We stepped out on the center’s back deck, temporarily startling the frenzied flock. Evening Grosbeaks were nowhere in eye-shot or earshot. I spished for a second and no grosbeaks, but a Jeff Nadler popped out from under the deck with a howitzer of a camera. I had never met Jeff but had often salivated over his absurdly good bird pics (in fact, the only reason I hadn’t linked to his site yet is my fear you might go there and not come back!). While we were chatting I heard what sounded like a very large House Sparrow, which I had been told was what Evening Grosbeaks sound like. Binoculars to eyes and bingo, lifer! Well, a new bird on my life list anyway, as I have vague memories of seeing these brilliant big-beaked birds as a boy. The grosbeaks stayed distant though, so no pictures for you. Jeff was nice enough to give us an idea as to where to look at our next birding destination, the Sabattis Bog.

On the ride there we spotted a Ruffed Grouse almost getting run over by the truck in front of us (not surprisingly it kept running so no picture) and a single Wild Turkey that we almost squished. Purple Finches were all over Circle Road and Sabbatis Road on the way to the bog, as well as a single pair of Red Crossbills and three pairs of White-winged Crossbills.

female White-winged Crossbill

female White-winged Crossbill (look at the crossed bill!)

The walk from the end of Sabbatis Road to the bog was a pleasure, with snow packed down by snowmobiles covering the difficult-to-walk-on railroad tracks. Several flocks of Black-capped Chickadees were never accompanied by a Boreal Chickadee, which I really want to get a good picture of, but were accompanied, each time, by a single Red-breasted Nuthatch. We listened to and watched three Blue Jays screaming at something, but couldn’t figure out what it was, and other than a Ruffed Grouse flushing from near the trail, that was it for birds at Sabbatis.

The flushed Ruffed Grouse nearly led to disaster though. Daisy was convinced a second one was nearby and, despite my warnings, walked off the hard-packed snow to try to flush another. The crust held her so I, dummy that I am, followed.
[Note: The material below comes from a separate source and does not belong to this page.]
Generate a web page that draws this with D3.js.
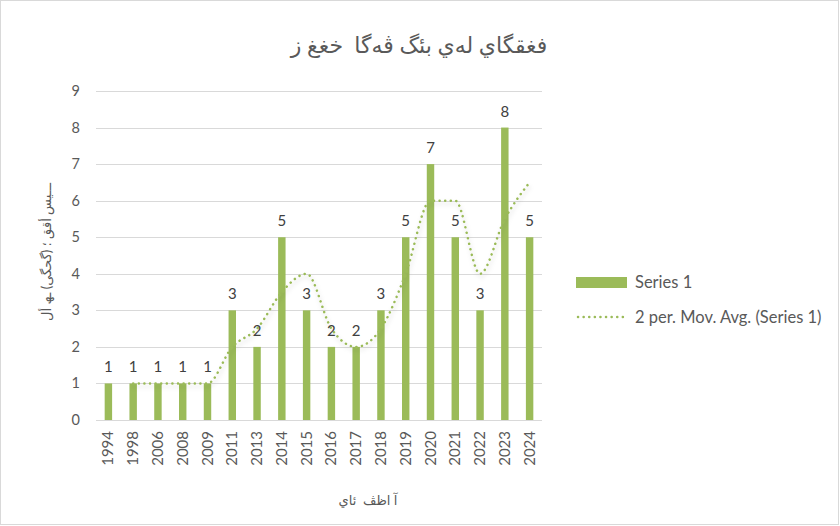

Three steps later my right foot broke through and I was up to my thigh in snow. Getting that leg out led to the other foot breaking through and, of course, I soon toppled over, sacrificing my body’s dryness for my camera’s. Daisy somehow managed to recover from her laughter-induced paralysis to take my camera from me and watch me struggle out.
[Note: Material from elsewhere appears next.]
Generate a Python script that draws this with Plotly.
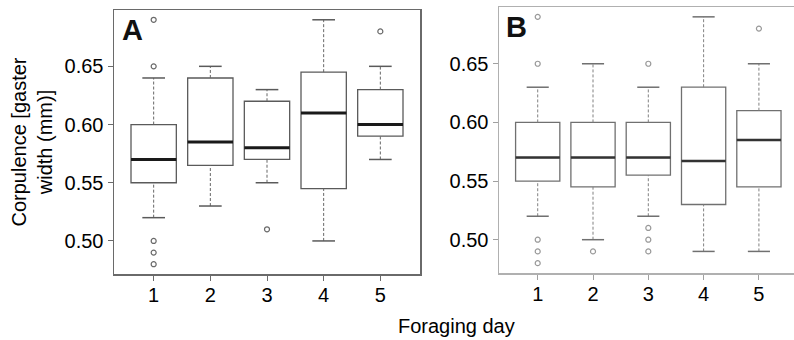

Driving back out to Route 30 we spotted the same White-winged Crossbills in the road gritting. Gritting basically consists of eating dirt, which helps the crossbills digest their rather rough diet of cone seeds.

Other than our third (unphotographed) Ruffed Grouse of the day, that was about it. So we, of course, headed further north, to Oregon Plains Road, which I had last visited last month.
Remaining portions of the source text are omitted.